The primary goal of this study was to identify a method for diagnosing and estimating the magnitude of radial head implant overlengthening postoperatively, as previous methods were found to be ineffective. The decision to revise a radial head implant, however, should not be based on the radiographic diagnosis of overlengthening; it must be based on clinical findings such as pain and stiffness. The described measurement technique, based on radiographs of the contralateral, normal elbow, was found to be accurate in predicting radial head implant length.
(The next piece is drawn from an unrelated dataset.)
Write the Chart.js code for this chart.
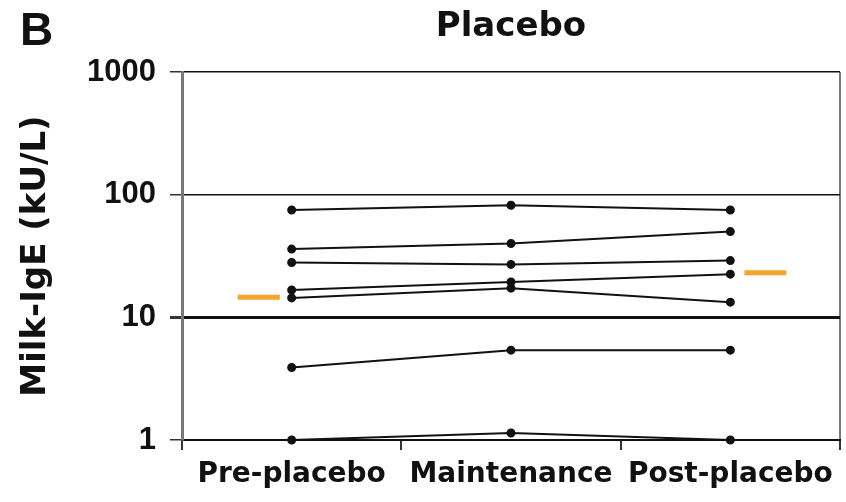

Although this method was effective for diagnosing implant overlengthening in the postoperative situation, the focus should remain on preventing this problem by inserting an implant of correct length at the time of the primary surgery. Surgeons responsible for the treatment of patients with elbow fractures should be familiar with the described intraoperative criteria12-14 that assist with determination of the correct radial head implant length.